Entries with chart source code
[start]
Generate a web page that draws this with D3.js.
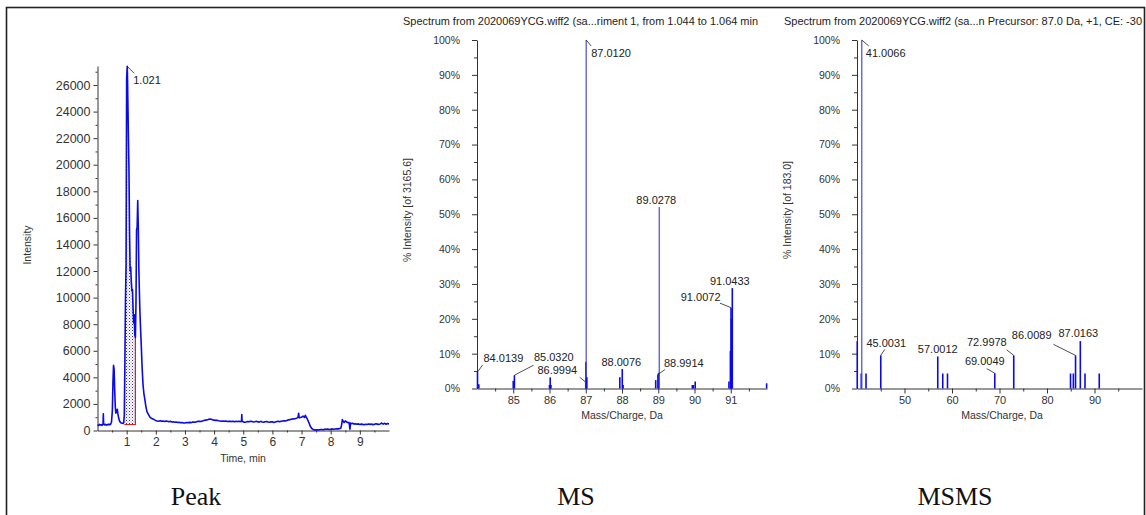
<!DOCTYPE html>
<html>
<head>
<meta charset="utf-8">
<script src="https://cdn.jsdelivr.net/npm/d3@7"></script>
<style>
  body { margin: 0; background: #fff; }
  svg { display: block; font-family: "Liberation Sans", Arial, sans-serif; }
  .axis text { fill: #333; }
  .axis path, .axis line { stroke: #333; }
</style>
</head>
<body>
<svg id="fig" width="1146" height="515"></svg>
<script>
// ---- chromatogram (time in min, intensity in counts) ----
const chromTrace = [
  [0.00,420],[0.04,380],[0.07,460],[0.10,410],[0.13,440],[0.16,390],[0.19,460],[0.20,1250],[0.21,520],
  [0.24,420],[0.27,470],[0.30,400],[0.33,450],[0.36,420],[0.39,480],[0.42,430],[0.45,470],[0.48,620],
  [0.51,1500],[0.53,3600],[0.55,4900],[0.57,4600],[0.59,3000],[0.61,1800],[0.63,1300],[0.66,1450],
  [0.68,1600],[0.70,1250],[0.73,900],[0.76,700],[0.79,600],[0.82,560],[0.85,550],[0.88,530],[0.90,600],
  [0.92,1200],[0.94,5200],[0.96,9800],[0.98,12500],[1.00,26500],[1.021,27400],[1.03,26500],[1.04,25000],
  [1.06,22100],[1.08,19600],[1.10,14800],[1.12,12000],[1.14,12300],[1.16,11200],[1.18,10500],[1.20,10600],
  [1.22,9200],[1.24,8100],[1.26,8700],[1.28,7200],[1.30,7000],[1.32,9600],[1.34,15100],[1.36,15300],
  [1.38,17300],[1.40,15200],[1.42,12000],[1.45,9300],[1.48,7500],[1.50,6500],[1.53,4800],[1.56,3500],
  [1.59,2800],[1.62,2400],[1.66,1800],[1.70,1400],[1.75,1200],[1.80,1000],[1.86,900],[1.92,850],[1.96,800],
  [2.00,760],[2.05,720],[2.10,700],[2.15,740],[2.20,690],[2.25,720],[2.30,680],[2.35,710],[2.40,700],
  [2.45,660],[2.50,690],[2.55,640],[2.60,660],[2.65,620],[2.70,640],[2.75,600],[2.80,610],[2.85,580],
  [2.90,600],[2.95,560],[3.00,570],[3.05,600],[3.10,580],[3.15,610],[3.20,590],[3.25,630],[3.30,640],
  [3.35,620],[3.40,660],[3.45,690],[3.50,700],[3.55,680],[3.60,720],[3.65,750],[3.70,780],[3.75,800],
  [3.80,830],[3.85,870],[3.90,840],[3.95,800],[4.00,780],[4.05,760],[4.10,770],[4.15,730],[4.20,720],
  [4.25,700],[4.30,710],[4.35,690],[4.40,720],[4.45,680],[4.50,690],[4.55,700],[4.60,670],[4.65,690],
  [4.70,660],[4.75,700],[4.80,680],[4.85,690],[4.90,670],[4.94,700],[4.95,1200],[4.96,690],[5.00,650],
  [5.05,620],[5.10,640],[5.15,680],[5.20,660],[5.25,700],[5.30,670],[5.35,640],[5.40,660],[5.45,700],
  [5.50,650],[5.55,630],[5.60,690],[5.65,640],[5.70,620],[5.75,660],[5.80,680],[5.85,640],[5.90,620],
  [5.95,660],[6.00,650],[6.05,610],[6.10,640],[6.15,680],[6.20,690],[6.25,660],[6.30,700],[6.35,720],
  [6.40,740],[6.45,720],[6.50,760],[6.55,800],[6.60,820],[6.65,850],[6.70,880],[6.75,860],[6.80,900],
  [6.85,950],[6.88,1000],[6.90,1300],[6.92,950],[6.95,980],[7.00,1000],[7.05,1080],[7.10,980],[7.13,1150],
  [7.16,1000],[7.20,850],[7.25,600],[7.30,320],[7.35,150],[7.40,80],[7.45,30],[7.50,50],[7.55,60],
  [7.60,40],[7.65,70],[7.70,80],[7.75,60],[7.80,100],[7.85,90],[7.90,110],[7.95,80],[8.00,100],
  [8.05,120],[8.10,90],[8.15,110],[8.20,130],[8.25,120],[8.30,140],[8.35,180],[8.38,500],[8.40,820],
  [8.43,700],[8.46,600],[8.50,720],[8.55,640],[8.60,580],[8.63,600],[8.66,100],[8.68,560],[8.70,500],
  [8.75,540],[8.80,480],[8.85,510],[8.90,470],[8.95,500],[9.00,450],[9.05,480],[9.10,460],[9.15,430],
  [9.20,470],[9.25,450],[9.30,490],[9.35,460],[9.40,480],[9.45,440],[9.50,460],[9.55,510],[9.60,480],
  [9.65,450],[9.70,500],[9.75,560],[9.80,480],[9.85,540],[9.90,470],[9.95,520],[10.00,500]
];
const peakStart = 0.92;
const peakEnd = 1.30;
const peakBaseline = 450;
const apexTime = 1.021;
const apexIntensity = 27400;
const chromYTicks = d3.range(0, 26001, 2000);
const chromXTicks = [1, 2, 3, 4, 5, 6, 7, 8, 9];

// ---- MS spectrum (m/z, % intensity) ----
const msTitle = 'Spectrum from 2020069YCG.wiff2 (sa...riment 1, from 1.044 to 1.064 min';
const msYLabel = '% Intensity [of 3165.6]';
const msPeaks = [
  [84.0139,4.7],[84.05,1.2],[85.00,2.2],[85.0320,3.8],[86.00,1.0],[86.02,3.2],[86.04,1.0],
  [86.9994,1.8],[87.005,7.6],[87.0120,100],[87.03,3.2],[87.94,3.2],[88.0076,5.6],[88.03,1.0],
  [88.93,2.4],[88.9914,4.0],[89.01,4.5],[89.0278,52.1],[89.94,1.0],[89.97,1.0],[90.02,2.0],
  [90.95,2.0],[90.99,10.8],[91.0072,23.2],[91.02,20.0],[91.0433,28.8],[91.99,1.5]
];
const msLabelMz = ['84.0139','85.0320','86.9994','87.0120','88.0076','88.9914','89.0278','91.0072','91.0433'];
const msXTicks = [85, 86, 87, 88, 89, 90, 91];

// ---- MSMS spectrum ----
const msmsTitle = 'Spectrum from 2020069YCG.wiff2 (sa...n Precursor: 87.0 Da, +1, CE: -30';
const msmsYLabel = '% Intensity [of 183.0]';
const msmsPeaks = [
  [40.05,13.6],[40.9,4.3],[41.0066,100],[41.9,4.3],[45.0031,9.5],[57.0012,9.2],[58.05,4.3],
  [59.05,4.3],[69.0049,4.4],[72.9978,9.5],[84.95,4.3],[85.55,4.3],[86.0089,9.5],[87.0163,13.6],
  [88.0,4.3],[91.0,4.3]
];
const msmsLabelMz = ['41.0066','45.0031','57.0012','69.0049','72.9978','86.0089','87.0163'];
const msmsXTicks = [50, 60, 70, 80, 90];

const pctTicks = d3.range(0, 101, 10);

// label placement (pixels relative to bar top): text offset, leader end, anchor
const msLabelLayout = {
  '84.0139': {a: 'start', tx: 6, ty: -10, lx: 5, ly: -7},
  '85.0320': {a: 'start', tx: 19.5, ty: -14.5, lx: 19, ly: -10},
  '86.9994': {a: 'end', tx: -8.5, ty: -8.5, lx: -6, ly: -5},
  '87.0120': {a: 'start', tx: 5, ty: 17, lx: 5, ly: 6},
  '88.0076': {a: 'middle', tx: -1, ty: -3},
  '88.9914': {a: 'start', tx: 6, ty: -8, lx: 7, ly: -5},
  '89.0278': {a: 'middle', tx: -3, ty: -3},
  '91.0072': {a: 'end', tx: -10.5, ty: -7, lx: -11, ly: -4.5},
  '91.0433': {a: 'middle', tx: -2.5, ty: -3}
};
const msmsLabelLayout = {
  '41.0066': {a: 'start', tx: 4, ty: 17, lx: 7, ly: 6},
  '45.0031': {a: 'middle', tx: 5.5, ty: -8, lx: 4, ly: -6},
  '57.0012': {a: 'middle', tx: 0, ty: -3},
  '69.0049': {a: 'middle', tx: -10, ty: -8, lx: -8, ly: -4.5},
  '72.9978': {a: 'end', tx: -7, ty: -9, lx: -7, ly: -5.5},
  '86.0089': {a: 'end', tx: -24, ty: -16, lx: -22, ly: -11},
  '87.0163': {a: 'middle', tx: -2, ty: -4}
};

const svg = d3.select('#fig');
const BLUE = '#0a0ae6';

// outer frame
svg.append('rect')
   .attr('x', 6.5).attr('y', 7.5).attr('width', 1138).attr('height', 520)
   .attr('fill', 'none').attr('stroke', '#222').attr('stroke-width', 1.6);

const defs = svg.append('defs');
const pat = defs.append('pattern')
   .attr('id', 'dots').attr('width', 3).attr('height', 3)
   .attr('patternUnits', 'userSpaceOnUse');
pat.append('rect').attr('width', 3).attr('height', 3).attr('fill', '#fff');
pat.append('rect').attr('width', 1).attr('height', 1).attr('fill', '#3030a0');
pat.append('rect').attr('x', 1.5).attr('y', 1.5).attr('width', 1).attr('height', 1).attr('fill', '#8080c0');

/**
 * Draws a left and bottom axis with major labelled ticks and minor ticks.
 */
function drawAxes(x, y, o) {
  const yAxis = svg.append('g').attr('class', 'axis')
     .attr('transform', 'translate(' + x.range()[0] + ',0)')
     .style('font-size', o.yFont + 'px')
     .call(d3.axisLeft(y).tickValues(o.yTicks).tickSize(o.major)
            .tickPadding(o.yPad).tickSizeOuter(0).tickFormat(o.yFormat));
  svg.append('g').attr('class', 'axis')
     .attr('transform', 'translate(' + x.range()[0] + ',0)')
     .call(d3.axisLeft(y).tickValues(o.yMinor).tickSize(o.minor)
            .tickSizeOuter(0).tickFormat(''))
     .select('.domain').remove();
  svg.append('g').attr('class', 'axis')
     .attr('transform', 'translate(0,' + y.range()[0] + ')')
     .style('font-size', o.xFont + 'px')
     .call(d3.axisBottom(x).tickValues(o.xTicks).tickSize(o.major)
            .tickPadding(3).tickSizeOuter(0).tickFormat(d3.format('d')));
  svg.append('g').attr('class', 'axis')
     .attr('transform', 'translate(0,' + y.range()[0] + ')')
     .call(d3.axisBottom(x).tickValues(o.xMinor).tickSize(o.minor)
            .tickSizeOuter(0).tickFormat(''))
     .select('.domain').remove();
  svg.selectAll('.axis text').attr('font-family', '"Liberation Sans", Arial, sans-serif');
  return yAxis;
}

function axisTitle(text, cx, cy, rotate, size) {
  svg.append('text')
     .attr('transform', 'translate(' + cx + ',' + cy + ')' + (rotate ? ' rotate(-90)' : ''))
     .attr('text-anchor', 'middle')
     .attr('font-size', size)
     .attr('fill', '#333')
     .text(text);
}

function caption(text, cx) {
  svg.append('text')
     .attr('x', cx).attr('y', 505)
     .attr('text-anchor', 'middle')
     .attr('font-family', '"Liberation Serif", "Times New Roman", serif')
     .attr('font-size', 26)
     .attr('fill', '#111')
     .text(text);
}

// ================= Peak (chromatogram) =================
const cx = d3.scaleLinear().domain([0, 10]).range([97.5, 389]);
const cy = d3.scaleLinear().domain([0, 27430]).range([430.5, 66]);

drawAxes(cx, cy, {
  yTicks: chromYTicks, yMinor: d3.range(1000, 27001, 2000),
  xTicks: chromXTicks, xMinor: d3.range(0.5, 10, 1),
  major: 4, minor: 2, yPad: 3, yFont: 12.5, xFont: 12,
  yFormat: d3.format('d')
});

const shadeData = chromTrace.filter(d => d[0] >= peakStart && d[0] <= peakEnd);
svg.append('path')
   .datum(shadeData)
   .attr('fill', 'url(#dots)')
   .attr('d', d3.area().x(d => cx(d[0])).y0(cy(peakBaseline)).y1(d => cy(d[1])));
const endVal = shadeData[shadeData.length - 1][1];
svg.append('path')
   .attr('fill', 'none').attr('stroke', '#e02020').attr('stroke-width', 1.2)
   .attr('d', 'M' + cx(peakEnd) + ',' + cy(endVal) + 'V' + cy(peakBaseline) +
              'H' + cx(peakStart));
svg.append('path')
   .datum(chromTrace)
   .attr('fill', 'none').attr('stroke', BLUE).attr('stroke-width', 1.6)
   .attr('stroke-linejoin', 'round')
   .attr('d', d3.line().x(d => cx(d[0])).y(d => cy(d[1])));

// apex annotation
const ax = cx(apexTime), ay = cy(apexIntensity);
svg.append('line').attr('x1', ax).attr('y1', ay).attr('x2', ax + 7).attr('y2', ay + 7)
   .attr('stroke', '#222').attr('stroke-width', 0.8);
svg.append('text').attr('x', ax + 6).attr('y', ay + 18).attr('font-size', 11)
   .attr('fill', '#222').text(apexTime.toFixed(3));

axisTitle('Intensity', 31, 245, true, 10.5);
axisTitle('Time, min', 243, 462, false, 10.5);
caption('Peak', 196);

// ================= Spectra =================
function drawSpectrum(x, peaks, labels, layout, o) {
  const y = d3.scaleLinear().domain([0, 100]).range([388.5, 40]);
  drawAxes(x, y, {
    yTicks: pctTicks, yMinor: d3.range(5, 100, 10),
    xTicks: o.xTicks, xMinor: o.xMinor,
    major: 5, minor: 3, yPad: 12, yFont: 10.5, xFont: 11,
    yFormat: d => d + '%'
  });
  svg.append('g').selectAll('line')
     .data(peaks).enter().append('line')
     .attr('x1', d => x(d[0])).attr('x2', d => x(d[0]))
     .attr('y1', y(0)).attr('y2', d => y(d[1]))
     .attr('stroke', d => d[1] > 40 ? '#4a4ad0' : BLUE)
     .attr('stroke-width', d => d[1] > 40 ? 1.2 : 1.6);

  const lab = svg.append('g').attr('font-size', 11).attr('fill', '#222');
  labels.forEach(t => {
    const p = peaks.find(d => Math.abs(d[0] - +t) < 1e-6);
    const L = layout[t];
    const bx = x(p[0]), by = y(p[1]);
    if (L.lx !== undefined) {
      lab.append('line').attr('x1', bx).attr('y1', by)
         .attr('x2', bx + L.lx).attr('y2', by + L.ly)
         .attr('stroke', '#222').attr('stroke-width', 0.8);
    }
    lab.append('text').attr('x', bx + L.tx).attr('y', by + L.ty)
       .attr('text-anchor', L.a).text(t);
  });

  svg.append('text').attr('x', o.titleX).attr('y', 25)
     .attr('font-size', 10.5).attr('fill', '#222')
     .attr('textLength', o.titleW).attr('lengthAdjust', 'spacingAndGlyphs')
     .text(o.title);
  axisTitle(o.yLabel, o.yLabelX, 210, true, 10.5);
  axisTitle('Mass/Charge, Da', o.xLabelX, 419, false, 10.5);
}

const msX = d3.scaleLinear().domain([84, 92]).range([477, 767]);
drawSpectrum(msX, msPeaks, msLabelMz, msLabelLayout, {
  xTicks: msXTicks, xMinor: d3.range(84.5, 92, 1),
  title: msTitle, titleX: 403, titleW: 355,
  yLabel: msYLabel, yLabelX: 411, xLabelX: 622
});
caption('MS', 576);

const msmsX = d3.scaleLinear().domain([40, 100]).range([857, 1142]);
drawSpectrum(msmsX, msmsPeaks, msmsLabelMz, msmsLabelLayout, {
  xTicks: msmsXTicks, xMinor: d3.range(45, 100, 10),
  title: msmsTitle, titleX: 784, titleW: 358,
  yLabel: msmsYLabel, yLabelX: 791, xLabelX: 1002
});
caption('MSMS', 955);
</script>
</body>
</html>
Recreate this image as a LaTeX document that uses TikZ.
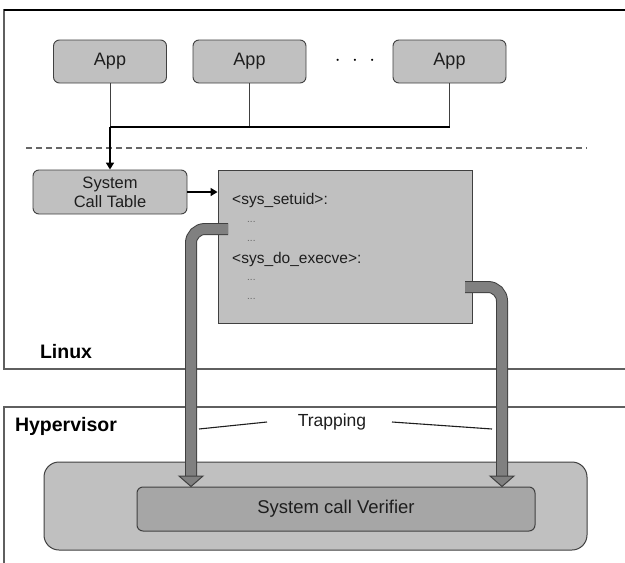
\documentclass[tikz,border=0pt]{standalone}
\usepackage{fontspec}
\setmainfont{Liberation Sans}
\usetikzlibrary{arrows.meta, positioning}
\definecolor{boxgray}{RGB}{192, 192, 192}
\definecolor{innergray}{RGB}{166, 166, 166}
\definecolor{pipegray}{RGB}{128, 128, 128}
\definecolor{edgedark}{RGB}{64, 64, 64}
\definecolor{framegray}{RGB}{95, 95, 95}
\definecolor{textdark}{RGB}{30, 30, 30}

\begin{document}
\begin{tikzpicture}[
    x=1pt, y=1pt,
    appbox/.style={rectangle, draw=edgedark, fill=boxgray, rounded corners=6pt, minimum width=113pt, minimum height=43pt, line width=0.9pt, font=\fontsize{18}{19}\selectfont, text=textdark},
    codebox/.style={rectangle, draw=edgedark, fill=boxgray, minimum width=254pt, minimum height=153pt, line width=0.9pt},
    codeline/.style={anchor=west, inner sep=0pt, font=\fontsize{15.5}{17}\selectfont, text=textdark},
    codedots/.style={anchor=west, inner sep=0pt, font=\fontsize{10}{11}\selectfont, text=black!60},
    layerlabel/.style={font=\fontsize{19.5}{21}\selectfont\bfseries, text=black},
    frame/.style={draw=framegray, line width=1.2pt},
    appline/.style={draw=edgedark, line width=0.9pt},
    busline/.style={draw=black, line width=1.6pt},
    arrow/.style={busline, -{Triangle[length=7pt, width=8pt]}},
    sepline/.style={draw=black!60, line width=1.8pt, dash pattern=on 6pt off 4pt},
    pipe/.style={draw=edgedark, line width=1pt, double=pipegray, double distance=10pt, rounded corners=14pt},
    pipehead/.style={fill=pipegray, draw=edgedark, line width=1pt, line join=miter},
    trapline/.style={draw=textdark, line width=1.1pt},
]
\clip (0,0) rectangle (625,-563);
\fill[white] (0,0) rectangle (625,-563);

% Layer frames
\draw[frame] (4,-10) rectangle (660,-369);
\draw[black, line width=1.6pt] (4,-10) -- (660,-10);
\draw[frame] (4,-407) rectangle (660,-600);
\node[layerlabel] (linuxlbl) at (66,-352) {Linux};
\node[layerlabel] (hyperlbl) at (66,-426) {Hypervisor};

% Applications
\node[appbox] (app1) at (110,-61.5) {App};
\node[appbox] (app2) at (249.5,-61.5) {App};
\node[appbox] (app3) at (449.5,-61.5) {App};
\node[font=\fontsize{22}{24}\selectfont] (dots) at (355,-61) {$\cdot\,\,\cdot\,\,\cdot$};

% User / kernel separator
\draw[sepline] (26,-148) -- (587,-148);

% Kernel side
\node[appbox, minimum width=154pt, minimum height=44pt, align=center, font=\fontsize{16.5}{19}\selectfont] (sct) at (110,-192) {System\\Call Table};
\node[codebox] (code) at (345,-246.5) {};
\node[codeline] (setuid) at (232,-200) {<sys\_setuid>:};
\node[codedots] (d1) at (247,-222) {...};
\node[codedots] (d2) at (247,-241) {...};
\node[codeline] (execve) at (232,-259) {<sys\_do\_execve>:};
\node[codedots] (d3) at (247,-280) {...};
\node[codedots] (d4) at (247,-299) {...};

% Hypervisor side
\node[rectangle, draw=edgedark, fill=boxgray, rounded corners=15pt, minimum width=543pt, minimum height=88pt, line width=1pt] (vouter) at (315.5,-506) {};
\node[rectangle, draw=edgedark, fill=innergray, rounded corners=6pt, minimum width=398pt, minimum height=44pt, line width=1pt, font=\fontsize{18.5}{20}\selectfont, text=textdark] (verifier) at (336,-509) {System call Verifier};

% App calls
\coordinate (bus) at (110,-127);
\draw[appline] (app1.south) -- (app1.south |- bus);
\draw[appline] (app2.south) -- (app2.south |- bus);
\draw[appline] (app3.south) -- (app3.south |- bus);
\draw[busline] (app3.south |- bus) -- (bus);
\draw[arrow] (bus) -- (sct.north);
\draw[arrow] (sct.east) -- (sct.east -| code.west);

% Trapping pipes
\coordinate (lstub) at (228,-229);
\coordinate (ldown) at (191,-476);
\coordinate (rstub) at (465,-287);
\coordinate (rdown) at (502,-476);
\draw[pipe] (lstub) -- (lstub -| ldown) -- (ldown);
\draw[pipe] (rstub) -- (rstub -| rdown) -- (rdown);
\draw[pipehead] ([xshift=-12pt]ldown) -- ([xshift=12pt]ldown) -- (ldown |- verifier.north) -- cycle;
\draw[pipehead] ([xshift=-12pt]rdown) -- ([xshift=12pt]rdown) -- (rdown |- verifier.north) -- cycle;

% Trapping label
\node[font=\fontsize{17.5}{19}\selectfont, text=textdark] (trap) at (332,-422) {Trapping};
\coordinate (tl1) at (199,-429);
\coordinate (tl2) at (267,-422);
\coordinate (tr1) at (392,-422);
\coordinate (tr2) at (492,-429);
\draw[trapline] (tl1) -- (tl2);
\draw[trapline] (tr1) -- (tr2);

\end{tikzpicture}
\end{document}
[end]
Find every line in the listing that holds the string "this", then say how many there are as a bare number.

2